### [Short problem]
In the entries below, find the lines with the word "that" and copy them.

### [Extracted material]
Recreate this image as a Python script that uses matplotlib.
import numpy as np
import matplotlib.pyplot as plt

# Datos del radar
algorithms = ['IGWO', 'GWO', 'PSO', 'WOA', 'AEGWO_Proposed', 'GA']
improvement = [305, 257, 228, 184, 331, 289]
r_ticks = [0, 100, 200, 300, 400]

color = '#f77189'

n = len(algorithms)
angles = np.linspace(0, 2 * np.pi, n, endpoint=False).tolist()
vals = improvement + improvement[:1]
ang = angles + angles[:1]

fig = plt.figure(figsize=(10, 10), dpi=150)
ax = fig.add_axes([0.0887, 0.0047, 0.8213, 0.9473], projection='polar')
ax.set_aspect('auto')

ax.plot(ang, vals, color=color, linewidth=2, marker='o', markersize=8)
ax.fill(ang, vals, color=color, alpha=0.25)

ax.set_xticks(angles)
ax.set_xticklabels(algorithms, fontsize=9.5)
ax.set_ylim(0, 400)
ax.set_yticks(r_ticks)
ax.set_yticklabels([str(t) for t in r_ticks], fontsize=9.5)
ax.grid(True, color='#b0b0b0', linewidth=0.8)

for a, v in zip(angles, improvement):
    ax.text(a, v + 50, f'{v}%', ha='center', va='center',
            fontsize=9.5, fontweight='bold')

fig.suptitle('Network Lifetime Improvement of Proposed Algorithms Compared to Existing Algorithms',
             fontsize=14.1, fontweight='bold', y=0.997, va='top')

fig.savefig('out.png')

--

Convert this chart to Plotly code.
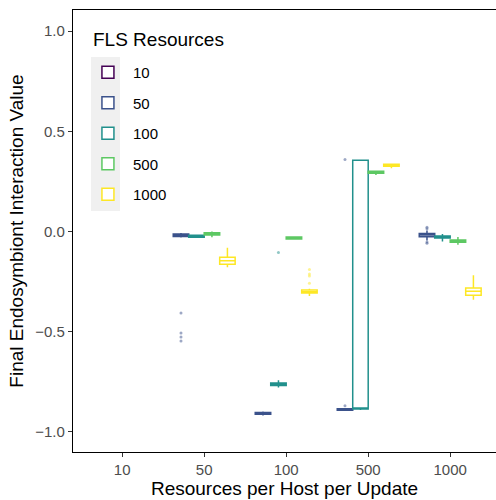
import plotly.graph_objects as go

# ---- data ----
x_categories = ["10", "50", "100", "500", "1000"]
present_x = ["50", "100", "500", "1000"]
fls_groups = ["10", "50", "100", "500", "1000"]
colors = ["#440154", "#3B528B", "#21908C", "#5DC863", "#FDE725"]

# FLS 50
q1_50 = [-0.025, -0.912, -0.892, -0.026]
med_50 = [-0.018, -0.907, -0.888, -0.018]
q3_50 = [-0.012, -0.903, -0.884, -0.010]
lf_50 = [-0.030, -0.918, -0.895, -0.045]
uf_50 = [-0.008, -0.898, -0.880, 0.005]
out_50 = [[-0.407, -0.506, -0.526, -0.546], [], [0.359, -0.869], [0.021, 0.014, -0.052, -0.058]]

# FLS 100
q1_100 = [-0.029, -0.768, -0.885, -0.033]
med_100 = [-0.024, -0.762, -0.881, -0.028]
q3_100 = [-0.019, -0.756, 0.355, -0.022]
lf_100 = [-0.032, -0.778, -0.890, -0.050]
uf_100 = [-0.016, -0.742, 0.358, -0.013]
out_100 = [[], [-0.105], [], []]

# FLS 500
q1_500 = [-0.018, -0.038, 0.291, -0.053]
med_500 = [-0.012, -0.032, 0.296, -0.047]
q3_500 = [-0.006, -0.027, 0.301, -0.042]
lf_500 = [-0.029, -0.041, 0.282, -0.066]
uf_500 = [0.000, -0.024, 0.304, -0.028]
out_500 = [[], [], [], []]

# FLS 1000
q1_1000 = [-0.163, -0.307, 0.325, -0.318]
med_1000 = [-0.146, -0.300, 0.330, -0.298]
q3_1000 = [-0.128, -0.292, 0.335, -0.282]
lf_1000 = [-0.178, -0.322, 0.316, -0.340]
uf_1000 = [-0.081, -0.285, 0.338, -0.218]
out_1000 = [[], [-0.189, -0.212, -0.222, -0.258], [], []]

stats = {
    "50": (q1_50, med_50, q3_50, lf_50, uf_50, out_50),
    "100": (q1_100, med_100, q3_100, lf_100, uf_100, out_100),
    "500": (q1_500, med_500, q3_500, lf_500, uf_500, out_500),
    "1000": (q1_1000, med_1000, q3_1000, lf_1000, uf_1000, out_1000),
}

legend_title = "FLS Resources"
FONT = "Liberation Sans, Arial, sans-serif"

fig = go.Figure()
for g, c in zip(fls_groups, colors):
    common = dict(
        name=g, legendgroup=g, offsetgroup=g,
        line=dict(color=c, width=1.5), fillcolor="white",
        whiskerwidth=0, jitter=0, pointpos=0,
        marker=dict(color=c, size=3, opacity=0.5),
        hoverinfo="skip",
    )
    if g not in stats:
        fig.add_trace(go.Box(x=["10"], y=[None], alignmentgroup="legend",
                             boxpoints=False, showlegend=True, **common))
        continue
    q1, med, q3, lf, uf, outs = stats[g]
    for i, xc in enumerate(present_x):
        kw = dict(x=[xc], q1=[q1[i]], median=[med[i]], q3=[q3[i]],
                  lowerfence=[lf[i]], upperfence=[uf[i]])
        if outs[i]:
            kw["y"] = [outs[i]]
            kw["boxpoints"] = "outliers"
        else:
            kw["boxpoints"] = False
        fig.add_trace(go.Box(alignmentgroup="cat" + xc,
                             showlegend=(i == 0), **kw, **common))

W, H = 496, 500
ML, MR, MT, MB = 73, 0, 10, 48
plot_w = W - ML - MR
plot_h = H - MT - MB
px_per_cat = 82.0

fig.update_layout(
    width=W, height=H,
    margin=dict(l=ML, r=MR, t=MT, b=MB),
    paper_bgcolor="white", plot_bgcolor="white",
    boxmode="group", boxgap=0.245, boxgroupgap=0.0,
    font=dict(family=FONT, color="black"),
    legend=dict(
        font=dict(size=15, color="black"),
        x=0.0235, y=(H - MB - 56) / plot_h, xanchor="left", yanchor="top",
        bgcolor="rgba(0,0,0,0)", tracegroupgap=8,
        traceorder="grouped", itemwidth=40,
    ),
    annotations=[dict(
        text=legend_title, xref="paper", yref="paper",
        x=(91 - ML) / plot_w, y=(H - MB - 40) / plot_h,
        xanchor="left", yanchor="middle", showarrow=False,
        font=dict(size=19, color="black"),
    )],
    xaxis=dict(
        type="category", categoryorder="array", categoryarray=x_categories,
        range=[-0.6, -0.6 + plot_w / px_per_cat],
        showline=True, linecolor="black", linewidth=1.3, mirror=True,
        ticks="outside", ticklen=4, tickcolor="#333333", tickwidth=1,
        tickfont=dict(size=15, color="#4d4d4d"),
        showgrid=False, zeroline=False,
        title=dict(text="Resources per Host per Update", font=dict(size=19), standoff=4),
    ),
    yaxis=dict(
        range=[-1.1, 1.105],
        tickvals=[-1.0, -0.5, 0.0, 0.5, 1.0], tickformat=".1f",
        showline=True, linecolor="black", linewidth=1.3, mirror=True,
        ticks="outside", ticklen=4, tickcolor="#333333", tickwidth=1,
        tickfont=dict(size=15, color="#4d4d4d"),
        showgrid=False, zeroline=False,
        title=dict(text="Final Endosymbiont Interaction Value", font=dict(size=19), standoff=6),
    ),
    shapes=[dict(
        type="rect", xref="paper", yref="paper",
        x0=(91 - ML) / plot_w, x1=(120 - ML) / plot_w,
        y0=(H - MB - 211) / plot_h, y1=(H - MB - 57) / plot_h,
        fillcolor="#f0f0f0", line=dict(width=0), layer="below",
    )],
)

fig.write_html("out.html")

* * *

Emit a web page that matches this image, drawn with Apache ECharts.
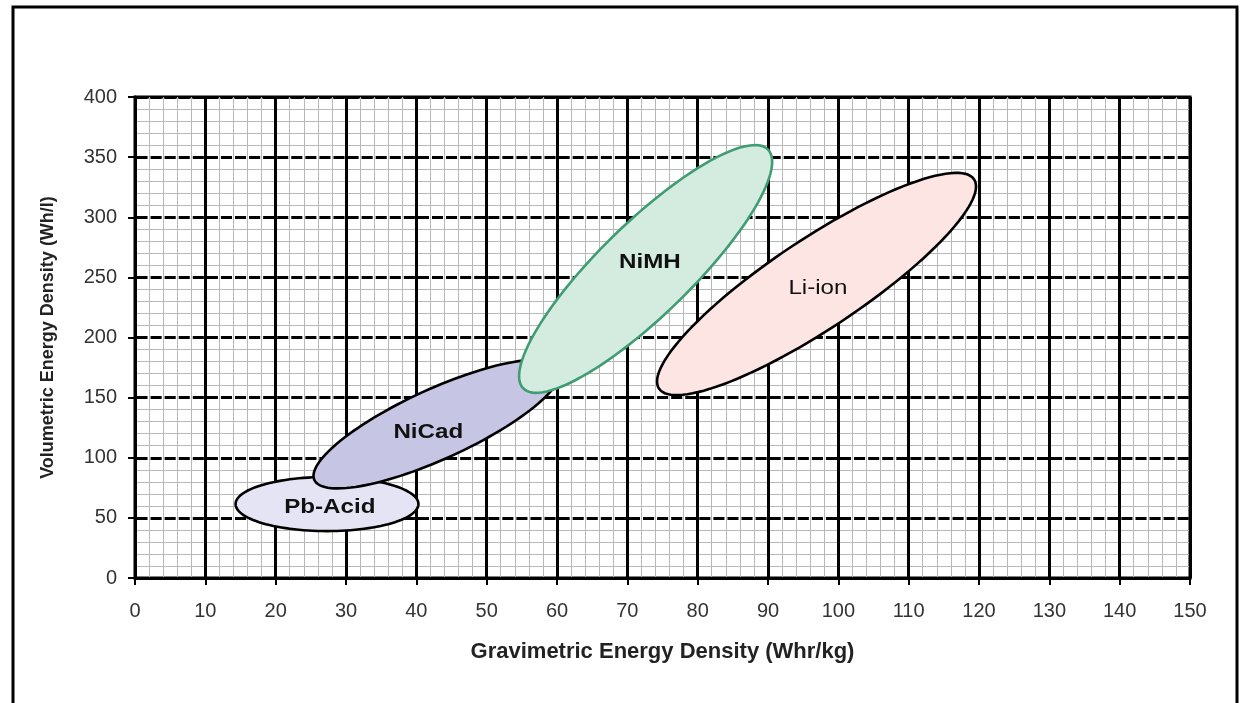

### [Final result]
Recreate this image as a Python script that uses matplotlib.
Emit a web page that matches this image, drawn with Apache ECharts.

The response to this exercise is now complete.